Seeing the study in action is quite the sight. Anglers can use whatever method they choose to try and catch fish in water deeper than 35 feet, but they must stay within one half of a mile of the net pen the fish are kept in.

Once a fish is caught, anglers must measure how long it took them to unhook the fish, then drop the fish in a tub of water and radio a fisheries staff member from the International Falls office in a runner boat to come over and pick up the fish.

Once the fish are picked up by the runner boat, running time and the total length of the fish are measured, the fish is uniquely fin clipped, and the fish is quickly driven to a six-foot by six-foot net pen that extends all the way to the lake bottom, as deep as 60 feet. Anglers later turn in a detailed report on each fish caught, including method of capture, bait, time of capture, hooking location, depth of capture, and other details that aid in reconstructing survival rates given different information.

The walleyes are kept in the net pen for five days. At the end of the fifth day, the fish are identified by fin clips to match up to their data sheets and their condition evaluated. On the week that I participated, seven anglers caught 19 walleyes.

Five days later, 16 of the fish survived.
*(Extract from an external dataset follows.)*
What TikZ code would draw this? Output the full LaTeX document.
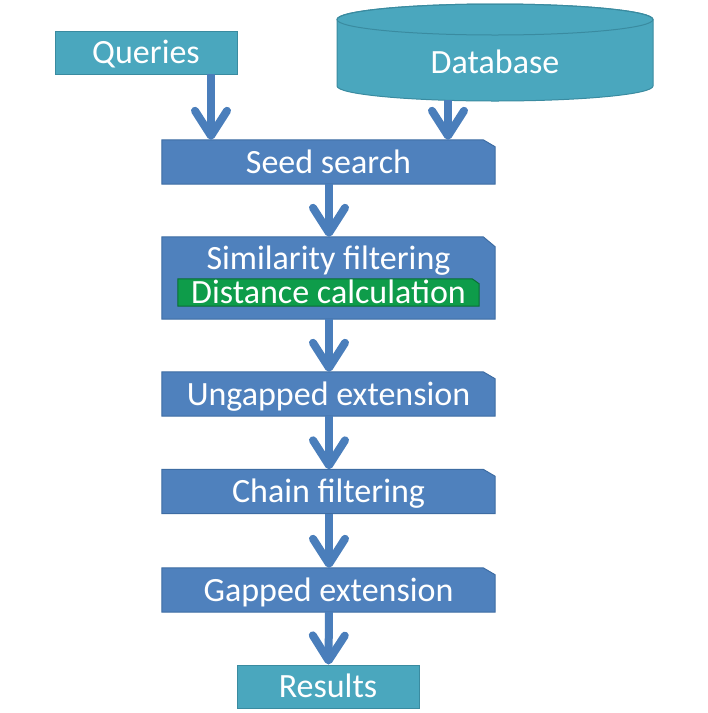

Roughly half of the gut hooked fish did not survive, despite cutting the line and not attempting hook removal.

Over the years, quantifying hooking mortality has become very important in Minnesota’s large lake fisheries that are tribally shared and must not exceed a total allowable catch. While Rainy does not have a state and tribally shared total allowable catch, in the last five years, American and Canadian anglers have spent an average of 250,000 hours a year fishing the lake.
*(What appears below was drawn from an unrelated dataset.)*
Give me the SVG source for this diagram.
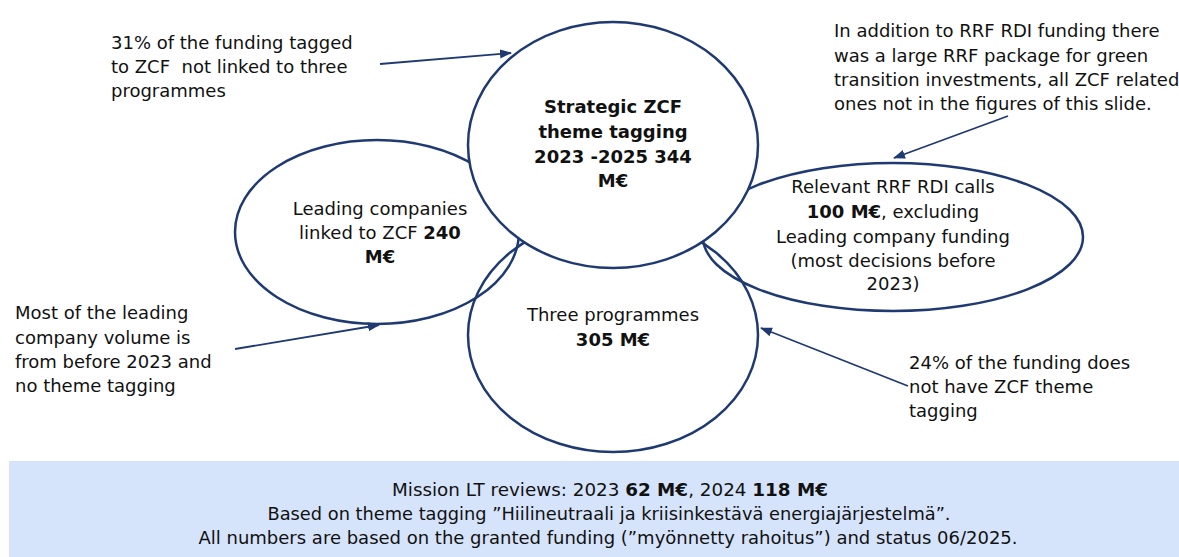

With a protected size slot in place for walleyes, understanding walleye hooking mortality unique to Rainy is a step in the right direction.

As you continue fishing into the fall and the action picks up again locally, here are a few tips for helping more fish survive:

Release fish immediately.

Play and land fish quickly. Tired, stressed fish don't survive well when released.

Handle fish gently, keeping it in the water as much as possible. Unhooking the fish without lifting it from the water is best.

Remove hooks with needle-nosed pliers or forceps. Using barbless hooks makes releasing fish much easier.

If a fish is hooked deeply, cut the line and release it. The hook will eventually dissolve, leaving the fish unharmed.